### Short task
Word for word, transcribe the lines below and drop the pictures.

### Dataset section
- - - -

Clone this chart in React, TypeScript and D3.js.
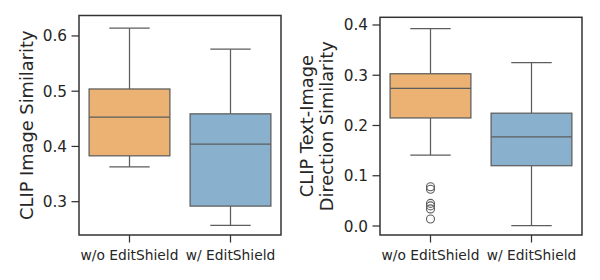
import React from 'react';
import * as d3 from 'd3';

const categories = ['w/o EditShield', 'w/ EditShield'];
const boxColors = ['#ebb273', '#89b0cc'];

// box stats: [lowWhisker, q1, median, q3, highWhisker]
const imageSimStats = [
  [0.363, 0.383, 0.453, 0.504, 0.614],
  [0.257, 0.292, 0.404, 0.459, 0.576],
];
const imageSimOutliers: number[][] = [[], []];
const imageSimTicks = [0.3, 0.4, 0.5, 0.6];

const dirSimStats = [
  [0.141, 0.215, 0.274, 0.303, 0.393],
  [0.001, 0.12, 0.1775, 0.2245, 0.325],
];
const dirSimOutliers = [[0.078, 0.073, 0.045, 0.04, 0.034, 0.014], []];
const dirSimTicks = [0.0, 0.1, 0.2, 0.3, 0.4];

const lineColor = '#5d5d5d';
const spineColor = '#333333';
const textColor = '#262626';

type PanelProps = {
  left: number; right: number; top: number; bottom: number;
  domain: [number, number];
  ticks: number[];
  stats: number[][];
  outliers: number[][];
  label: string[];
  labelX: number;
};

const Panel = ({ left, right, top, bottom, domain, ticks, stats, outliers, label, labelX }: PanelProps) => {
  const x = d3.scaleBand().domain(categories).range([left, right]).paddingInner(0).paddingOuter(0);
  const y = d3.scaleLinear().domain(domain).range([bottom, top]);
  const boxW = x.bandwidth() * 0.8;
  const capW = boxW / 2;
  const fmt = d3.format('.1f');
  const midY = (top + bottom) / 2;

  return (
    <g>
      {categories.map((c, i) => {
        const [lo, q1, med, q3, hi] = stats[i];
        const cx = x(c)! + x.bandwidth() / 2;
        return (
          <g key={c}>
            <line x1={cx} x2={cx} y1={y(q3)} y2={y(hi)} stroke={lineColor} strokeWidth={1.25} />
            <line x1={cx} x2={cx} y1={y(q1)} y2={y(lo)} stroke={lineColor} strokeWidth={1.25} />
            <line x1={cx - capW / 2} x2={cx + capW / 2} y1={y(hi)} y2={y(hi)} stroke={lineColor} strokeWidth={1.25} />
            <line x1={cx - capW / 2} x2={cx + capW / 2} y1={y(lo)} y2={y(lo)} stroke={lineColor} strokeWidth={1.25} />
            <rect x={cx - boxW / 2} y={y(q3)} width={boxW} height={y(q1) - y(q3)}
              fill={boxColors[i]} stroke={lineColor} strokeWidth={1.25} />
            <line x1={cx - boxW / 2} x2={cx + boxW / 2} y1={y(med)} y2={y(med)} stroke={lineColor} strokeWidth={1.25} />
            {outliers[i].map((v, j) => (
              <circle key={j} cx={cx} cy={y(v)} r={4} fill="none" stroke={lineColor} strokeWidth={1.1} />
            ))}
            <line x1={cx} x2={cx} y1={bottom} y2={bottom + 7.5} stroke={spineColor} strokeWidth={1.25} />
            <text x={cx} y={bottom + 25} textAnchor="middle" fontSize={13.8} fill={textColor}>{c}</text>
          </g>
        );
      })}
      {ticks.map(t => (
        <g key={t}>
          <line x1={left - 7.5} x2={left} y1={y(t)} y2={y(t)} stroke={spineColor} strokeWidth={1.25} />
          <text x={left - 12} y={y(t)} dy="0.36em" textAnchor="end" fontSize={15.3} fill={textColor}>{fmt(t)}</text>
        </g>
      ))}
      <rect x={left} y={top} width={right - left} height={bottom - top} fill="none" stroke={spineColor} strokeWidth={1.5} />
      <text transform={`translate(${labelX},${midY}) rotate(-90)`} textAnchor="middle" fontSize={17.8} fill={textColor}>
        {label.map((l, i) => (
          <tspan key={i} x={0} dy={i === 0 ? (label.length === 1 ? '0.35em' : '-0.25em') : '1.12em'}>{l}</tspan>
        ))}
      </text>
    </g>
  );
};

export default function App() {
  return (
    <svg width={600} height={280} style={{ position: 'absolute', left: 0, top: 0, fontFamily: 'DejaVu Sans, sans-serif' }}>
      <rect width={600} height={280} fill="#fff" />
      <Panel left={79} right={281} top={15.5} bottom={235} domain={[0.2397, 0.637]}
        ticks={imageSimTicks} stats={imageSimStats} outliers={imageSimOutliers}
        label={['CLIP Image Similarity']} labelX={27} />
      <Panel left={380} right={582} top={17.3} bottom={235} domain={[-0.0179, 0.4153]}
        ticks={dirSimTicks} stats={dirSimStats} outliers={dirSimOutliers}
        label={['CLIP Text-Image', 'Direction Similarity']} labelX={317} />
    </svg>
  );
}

- - - -

### Written response
Clone this chart in React, TypeScript and D3.js.
import React from 'react';
import * as d3 from 'd3';

const categories = ['w/o EditShield', 'w/ EditShield'];
const boxColors = ['#ebb273', '#89b0cc'];

// box stats: [lowWhisker, q1, median, q3, highWhisker]
const imageSimStats = [
  [0.363, 0.383, 0.453, 0.504, 0.614],
  [0.257, 0.292, 0.404, 0.459, 0.576],
];
const imageSimOutliers: number[][] = [[], []];
const imageSimTicks = [0.3, 0.4, 0.5, 0.6];

const dirSimStats = [
  [0.141, 0.215, 0.274, 0.303, 0.393],
  [0.001, 0.12, 0.1775, 0.2245, 0.325],
];
const dirSimOutliers = [[0.078, 0.073, 0.045, 0.04, 0.034, 0.014], []];
const dirSimTicks = [0.0, 0.1, 0.2, 0.3, 0.4];

const lineColor = '#5d5d5d';
const spineColor = '#333333';
const textColor = '#262626';

type PanelProps = {
  left: number; right: number; top: number; bottom: number;
  domain: [number, number];
  ticks: number[];
  stats: number[][];
  outliers: number[][];
  label: string[];
  labelX: number;
};

const Panel = ({ left, right, top, bottom, domain, ticks, stats, outliers, label, labelX }: PanelProps) => {
  const x = d3.scaleBand().domain(categories).range([left, right]).paddingInner(0).paddingOuter(0);
  const y = d3.scaleLinear().domain(domain).range([bottom, top]);
  const boxW = x.bandwidth() * 0.8;
  const capW = boxW / 2;
  const fmt = d3.format('.1f');
  const midY = (top + bottom) / 2;

  return (
    <g>
      {categories.map((c, i) => {
        const [lo, q1, med, q3, hi] = stats[i];
        const cx = x(c)! + x.bandwidth() / 2;
        return (
          <g key={c}>
            <line x1={cx} x2={cx} y1={y(q3)} y2={y(hi)} stroke={lineColor} strokeWidth={1.25} />
            <line x1={cx} x2={cx} y1={y(q1)} y2={y(lo)} stroke={lineColor} strokeWidth={1.25} />
            <line x1={cx - capW / 2} x2={cx + capW / 2} y1={y(hi)} y2={y(hi)} stroke={lineColor} strokeWidth={1.25} />
            <line x1={cx - capW / 2} x2={cx + capW / 2} y1={y(lo)} y2={y(lo)} stroke={lineColor} strokeWidth={1.25} />
            <rect x={cx - boxW / 2} y={y(q3)} width={boxW} height={y(q1) - y(q3)}
              fill={boxColors[i]} stroke={lineColor} strokeWidth={1.25} />
            <line x1={cx - boxW / 2} x2={cx + boxW / 2} y1={y(med)} y2={y(med)} stroke={lineColor} strokeWidth={1.25} />
            {outliers[i].map((v, j) => (
              <circle key={j} cx={cx} cy={y(v)} r={4} fill="none" stroke={lineColor} strokeWidth={1.1} />
            ))}
            <line x1={cx} x2={cx} y1={bottom} y2={bottom + 7.5} stroke={spineColor} strokeWidth={1.25} />
            <text x={cx} y={bottom + 25} textAnchor="middle" fontSize={13.8} fill={textColor}>{c}</text>
          </g>
        );
      })}
      {ticks.map(t => (
        <g key={t}>
          <line x1={left - 7.5} x2={left} y1={y(t)} y2={y(t)} stroke={spineColor} strokeWidth={1.25} />
          <text x={left - 12} y={y(t)} dy="0.36em" textAnchor="end" fontSize={15.3} fill={textColor}>{fmt(t)}</text>
        </g>
      ))}
      <rect x={left} y={top} width={right - left} height={bottom - top} fill="none" stroke={spineColor} strokeWidth={1.5} />
      <text transform={`translate(${labelX},${midY}) rotate(-90)`} textAnchor="middle" fontSize={17.8} fill={textColor}>
        {label.map((l, i) => (
          <tspan key={i} x={0} dy={i === 0 ? (label.length === 1 ? '0.35em' : '-0.25em') : '1.12em'}>{l}</tspan>
        ))}
      </text>
    </g>
  );
};

export default function App() {
  return (
    <svg width={600} height={280} style={{ position: 'absolute', left: 0, top: 0, fontFamily: 'DejaVu Sans, sans-serif' }}>
      <rect width={600} height={280} fill="#fff" />
      <Panel left={79} right={281} top={15.5} bottom={235} domain={[0.2397, 0.637]}
        ticks={imageSimTicks} stats={imageSimStats} outliers={imageSimOutliers}
        label={['CLIP Image Similarity']} labelX={27} />
      <Panel left={380} right={582} top={17.3} bottom={235} domain={[-0.0179, 0.4153]}
        ticks={dirSimTicks} stats={dirSimStats} outliers={dirSimOutliers}
        label={['CLIP Text-Image', 'Direction Similarity']} labelX={317} />
    </svg>
  );
}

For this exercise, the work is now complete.